• [THE REQUEST]: From the entries below, pull out each line where "this" appears.

★ ★ ★ ★ ★

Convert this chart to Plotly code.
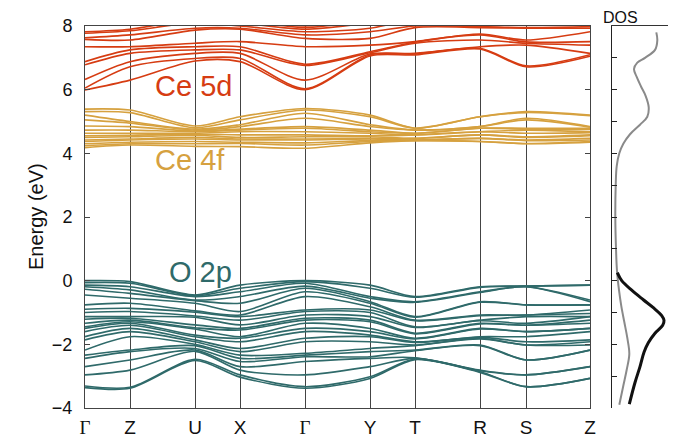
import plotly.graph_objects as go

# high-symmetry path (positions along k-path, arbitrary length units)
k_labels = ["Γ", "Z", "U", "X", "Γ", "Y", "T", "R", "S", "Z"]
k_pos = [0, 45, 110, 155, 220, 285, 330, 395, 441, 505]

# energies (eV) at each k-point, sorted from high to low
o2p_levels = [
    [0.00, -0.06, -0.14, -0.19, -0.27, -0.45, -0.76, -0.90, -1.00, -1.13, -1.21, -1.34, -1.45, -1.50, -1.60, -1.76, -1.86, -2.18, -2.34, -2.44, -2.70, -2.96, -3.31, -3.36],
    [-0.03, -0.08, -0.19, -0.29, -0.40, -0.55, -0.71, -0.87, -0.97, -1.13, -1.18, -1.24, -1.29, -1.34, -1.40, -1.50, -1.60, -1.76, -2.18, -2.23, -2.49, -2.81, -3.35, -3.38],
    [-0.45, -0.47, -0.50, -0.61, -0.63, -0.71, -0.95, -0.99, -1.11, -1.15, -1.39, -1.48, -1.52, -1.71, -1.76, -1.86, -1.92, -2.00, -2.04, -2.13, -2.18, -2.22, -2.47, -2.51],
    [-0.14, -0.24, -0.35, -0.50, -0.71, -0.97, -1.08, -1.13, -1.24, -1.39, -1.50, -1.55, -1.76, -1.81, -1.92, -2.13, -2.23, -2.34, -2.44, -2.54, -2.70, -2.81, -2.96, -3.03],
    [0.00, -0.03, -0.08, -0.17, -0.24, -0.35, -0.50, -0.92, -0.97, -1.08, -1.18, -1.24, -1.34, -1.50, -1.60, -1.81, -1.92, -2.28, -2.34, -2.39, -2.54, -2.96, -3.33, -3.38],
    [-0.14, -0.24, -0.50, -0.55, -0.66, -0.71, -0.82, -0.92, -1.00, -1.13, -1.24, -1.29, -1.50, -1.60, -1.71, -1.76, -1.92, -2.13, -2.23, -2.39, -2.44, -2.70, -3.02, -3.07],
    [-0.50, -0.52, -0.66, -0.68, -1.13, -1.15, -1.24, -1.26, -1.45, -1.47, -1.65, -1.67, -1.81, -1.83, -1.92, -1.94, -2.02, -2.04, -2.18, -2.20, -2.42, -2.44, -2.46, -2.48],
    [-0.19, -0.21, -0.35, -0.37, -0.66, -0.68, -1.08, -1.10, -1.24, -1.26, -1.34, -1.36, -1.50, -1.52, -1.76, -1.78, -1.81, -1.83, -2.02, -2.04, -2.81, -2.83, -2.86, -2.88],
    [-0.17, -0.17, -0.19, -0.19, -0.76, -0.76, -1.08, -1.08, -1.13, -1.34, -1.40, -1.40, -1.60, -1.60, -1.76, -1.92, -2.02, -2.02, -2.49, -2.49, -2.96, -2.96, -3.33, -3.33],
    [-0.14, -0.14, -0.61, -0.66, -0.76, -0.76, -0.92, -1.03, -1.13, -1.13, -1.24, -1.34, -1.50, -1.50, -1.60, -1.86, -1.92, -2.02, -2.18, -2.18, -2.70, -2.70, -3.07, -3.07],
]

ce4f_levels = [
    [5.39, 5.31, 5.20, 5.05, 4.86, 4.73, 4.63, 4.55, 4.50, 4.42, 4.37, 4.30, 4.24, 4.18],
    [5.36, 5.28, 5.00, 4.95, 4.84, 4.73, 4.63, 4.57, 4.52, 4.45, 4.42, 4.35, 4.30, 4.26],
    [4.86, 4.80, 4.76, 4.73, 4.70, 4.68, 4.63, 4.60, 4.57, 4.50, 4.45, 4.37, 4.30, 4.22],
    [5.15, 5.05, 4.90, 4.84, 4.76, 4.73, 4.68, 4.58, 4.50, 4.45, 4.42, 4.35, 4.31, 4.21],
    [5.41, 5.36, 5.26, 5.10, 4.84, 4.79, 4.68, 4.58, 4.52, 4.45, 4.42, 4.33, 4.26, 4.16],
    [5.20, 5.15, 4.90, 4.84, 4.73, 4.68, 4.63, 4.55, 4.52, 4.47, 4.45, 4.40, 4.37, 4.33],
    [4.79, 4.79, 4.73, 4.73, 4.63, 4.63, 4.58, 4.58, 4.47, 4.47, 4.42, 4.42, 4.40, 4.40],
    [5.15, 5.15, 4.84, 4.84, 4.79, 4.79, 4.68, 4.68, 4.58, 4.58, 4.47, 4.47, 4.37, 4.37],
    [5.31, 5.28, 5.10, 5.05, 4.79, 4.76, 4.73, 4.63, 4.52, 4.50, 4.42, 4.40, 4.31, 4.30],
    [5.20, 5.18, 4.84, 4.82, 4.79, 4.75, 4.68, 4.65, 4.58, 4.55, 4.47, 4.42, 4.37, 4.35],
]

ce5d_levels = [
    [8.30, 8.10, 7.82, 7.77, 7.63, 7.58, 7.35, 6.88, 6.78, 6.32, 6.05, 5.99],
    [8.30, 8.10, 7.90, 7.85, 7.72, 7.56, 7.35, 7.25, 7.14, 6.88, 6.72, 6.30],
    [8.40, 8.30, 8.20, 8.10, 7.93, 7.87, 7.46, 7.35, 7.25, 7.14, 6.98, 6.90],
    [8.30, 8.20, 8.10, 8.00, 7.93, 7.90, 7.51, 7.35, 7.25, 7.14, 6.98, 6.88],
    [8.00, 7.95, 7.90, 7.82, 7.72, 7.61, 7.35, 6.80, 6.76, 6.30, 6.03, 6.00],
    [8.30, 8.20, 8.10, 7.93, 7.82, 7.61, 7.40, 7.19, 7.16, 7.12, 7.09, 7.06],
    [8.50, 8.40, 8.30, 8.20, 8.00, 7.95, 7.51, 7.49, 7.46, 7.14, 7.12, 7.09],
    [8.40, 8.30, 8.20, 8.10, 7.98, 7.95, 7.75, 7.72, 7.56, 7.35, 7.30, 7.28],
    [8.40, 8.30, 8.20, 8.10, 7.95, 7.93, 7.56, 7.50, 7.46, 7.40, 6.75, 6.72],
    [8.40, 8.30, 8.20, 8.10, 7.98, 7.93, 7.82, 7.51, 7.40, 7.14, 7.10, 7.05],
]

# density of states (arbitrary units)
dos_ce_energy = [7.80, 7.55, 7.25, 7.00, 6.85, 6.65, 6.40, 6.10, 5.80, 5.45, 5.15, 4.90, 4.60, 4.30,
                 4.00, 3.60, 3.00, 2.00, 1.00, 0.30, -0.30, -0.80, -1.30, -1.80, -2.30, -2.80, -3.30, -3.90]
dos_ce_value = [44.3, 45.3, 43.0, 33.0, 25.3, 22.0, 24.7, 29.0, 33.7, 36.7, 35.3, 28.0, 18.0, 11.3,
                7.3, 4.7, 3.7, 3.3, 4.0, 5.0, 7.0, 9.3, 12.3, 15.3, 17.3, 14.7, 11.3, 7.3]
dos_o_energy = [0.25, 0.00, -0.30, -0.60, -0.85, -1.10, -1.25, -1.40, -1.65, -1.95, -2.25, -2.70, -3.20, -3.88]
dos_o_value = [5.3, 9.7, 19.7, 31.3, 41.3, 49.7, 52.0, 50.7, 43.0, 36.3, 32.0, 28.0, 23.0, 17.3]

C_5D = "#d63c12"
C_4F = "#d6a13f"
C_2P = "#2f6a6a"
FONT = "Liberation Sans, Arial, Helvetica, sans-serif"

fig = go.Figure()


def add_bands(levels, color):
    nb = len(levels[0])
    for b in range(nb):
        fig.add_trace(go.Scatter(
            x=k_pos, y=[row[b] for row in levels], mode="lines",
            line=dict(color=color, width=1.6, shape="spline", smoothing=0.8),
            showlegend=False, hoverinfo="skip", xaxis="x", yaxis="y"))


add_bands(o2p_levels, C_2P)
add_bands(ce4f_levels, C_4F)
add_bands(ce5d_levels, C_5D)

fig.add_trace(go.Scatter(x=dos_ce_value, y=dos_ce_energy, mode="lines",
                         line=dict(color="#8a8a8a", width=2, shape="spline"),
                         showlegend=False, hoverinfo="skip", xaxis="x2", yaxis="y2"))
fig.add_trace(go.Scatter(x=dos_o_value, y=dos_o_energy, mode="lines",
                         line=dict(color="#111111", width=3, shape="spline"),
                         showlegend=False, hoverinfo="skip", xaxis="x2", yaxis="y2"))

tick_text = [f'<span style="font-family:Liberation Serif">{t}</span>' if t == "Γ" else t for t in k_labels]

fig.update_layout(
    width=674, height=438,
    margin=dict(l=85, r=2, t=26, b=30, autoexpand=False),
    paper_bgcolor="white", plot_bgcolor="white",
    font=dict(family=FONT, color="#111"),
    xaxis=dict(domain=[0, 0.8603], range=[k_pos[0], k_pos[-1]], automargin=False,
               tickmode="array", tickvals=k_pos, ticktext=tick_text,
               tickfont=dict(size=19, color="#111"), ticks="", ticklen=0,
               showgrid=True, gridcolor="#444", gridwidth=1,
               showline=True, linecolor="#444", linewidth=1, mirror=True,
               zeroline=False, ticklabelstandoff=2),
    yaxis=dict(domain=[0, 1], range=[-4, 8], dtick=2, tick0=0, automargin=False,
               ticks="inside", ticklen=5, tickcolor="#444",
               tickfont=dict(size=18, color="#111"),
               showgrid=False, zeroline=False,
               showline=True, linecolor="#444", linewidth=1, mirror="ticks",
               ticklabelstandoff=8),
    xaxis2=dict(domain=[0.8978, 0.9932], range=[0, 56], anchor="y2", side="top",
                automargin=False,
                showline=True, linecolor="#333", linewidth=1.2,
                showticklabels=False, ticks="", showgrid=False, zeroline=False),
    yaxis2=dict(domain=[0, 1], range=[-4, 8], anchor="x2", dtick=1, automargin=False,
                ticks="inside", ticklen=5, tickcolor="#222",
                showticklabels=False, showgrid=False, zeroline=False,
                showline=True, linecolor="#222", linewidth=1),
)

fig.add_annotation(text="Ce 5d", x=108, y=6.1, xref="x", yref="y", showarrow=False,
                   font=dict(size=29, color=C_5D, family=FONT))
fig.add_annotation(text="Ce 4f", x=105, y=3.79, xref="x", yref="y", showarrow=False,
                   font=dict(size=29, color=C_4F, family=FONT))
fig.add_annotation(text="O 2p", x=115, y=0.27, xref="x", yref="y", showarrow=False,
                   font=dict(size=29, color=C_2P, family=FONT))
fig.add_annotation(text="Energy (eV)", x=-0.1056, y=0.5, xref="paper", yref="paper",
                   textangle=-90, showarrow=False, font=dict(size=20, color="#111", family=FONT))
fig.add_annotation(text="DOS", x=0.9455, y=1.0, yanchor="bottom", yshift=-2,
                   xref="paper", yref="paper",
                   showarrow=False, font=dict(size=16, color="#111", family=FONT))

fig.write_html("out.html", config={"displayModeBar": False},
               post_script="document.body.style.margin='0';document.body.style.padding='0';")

★ ★ ★ ★ ★

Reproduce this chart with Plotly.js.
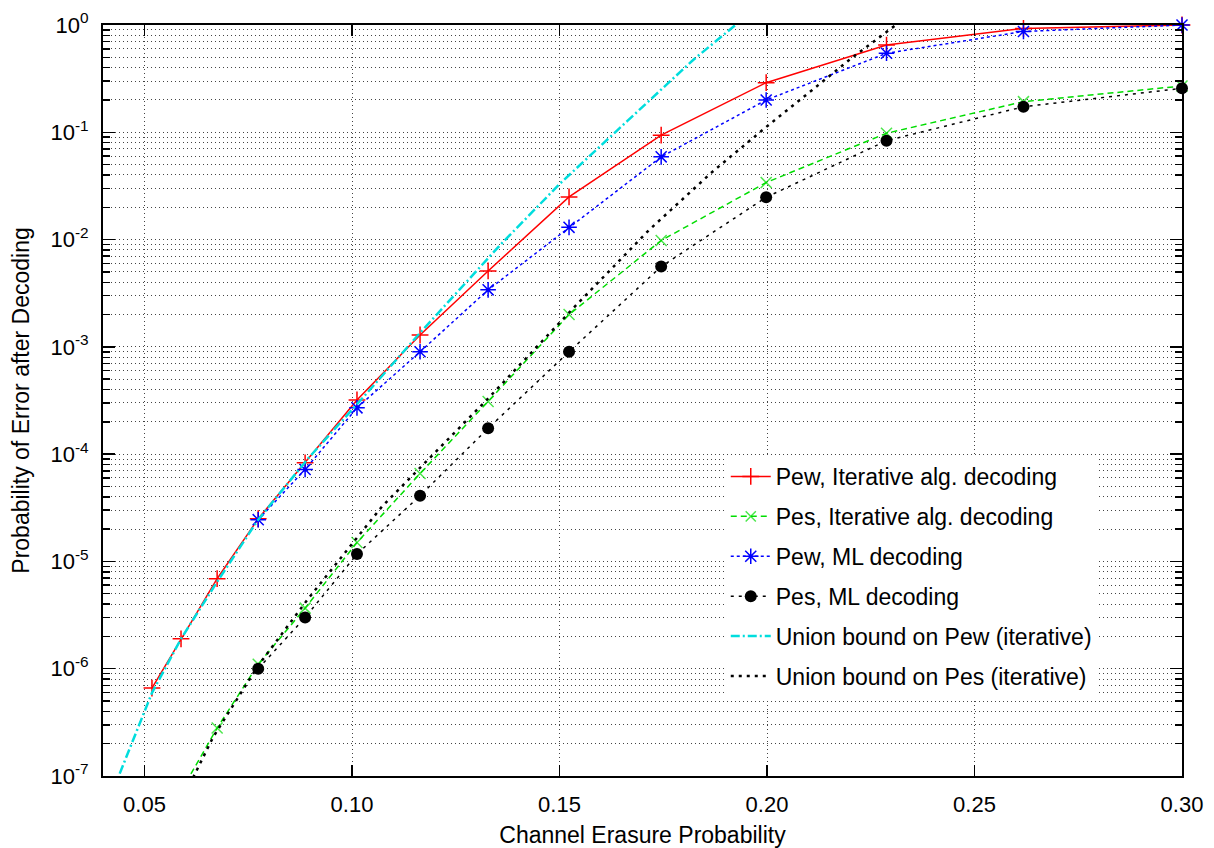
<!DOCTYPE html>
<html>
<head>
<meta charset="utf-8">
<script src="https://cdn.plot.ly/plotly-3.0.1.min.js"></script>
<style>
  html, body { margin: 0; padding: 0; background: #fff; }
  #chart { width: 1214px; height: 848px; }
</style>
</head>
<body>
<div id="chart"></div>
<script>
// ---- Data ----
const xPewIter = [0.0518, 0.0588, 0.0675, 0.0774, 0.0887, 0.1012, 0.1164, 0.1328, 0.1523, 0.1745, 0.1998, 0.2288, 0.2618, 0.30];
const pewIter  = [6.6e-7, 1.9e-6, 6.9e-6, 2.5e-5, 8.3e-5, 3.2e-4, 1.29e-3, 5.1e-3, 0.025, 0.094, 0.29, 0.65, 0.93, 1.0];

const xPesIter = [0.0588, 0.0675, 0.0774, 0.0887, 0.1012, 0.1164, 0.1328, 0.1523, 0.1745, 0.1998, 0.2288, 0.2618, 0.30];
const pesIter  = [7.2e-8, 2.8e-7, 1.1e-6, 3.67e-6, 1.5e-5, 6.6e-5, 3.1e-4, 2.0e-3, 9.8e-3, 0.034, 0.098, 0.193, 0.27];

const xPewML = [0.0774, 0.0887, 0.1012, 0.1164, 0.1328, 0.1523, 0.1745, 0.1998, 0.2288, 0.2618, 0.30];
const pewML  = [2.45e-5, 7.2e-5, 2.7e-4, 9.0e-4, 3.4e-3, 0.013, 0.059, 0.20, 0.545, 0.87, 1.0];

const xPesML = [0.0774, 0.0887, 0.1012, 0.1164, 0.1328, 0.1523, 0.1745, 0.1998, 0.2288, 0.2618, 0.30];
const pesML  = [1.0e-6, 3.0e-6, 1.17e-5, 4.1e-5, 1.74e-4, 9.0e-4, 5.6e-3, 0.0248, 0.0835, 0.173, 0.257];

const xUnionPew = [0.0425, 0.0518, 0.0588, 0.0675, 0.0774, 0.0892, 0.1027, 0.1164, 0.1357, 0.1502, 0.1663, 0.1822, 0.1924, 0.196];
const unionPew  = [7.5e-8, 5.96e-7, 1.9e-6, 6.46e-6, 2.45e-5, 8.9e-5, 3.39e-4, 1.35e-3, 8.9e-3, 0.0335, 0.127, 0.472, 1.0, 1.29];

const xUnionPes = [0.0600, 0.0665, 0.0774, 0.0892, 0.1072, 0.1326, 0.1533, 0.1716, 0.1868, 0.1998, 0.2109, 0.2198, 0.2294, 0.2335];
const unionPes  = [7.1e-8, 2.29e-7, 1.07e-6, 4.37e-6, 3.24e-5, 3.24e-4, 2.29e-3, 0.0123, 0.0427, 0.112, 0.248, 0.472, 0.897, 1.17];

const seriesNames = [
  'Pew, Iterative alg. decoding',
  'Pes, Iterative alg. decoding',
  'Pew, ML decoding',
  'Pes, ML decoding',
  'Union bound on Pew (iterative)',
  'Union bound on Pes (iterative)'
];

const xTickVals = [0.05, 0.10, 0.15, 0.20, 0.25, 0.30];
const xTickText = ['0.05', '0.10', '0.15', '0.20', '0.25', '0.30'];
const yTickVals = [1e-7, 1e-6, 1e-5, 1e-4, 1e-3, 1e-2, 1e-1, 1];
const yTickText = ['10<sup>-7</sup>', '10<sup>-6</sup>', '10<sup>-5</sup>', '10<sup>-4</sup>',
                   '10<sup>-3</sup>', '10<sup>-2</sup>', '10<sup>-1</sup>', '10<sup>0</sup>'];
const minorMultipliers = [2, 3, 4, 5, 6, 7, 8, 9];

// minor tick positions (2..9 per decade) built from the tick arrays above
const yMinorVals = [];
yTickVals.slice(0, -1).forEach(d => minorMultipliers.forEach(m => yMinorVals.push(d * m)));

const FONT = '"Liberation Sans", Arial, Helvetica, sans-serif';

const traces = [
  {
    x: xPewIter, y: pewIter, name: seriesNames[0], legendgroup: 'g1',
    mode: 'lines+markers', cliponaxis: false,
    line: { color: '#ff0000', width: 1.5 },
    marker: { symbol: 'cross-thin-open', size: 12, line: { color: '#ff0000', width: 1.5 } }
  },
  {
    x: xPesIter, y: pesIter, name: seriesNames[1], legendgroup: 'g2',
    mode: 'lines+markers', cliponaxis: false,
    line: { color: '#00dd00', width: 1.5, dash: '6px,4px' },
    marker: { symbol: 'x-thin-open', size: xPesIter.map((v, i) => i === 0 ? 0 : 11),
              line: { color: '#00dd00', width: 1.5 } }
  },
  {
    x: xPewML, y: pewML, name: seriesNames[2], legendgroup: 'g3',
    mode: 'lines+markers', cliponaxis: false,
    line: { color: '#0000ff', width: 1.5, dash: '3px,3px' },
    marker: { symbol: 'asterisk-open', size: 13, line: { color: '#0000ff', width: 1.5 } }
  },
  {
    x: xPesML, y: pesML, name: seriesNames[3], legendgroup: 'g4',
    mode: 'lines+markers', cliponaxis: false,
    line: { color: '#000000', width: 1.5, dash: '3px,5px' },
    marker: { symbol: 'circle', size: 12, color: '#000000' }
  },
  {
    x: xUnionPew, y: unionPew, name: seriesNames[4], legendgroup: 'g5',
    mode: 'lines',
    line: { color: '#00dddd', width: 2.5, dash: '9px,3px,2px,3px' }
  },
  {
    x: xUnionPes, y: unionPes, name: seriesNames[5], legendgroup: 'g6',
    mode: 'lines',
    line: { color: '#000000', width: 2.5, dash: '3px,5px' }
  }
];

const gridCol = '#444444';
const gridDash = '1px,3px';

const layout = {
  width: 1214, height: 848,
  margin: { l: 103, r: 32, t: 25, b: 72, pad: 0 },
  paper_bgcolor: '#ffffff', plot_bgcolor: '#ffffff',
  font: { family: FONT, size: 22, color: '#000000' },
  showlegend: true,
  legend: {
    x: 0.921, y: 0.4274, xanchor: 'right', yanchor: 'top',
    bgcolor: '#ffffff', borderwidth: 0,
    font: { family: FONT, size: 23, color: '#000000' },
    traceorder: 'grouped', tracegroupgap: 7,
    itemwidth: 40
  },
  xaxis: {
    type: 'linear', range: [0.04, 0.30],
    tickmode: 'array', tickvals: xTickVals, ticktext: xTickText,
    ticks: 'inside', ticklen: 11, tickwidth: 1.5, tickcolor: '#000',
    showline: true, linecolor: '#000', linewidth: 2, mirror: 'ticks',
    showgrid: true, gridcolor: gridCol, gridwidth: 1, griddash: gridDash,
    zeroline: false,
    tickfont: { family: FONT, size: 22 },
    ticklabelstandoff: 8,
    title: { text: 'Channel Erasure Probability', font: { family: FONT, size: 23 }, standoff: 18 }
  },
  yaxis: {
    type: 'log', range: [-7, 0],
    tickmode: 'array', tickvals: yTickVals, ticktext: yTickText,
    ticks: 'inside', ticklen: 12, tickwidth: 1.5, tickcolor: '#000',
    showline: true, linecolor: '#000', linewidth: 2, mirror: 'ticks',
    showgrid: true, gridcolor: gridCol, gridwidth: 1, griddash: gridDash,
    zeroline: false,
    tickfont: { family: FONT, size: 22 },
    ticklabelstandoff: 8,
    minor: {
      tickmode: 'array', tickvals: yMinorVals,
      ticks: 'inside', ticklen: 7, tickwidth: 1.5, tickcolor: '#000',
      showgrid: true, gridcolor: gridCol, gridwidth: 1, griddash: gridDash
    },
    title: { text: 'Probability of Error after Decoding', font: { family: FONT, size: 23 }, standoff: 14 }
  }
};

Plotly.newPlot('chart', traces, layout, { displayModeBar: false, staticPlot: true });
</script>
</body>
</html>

★ ★ ★ ★ ★

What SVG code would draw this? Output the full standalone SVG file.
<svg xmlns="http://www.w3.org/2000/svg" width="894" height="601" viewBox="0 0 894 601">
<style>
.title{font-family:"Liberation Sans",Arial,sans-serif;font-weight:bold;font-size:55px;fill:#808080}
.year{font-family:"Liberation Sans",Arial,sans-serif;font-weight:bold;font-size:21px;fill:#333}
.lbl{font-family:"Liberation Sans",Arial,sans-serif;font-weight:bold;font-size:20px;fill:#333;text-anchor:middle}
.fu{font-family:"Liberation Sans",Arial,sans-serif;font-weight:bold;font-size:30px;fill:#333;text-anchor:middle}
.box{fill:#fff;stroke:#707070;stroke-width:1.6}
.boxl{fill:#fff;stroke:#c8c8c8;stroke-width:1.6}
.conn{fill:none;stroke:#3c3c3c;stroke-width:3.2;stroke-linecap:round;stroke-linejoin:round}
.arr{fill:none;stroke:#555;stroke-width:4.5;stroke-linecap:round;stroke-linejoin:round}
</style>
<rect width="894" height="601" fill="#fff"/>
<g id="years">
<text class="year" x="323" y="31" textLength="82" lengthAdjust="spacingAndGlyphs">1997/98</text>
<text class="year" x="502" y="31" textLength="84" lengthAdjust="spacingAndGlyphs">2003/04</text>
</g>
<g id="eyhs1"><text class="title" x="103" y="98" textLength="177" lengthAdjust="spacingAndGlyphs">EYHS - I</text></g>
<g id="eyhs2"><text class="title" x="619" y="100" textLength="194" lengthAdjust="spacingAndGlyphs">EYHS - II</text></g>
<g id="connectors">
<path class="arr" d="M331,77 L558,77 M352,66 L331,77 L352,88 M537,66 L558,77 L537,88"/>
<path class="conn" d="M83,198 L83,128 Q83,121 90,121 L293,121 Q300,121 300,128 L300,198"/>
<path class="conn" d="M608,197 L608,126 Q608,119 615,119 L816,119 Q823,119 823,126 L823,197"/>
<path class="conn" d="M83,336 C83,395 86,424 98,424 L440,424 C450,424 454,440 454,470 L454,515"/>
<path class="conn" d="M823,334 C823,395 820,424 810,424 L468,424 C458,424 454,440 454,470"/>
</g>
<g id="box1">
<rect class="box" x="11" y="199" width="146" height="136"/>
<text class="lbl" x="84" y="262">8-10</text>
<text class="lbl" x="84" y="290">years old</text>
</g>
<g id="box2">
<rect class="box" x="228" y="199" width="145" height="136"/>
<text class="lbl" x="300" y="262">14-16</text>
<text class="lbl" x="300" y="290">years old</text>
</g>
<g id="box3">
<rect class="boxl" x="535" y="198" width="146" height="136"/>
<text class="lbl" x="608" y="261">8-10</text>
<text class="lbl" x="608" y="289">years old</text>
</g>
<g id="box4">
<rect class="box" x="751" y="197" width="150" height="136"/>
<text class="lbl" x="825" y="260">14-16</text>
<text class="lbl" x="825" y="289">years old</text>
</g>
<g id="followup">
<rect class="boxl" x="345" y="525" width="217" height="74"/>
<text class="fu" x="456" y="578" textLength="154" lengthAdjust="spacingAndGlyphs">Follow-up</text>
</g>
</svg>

★ ★ ★ ★ ★

• [WRITTEN SOLUTION]:
Convert this chart to Plotly code.
Reproduce this chart with Plotly.js.
What SVG code would draw this? Output the full standalone SVG file.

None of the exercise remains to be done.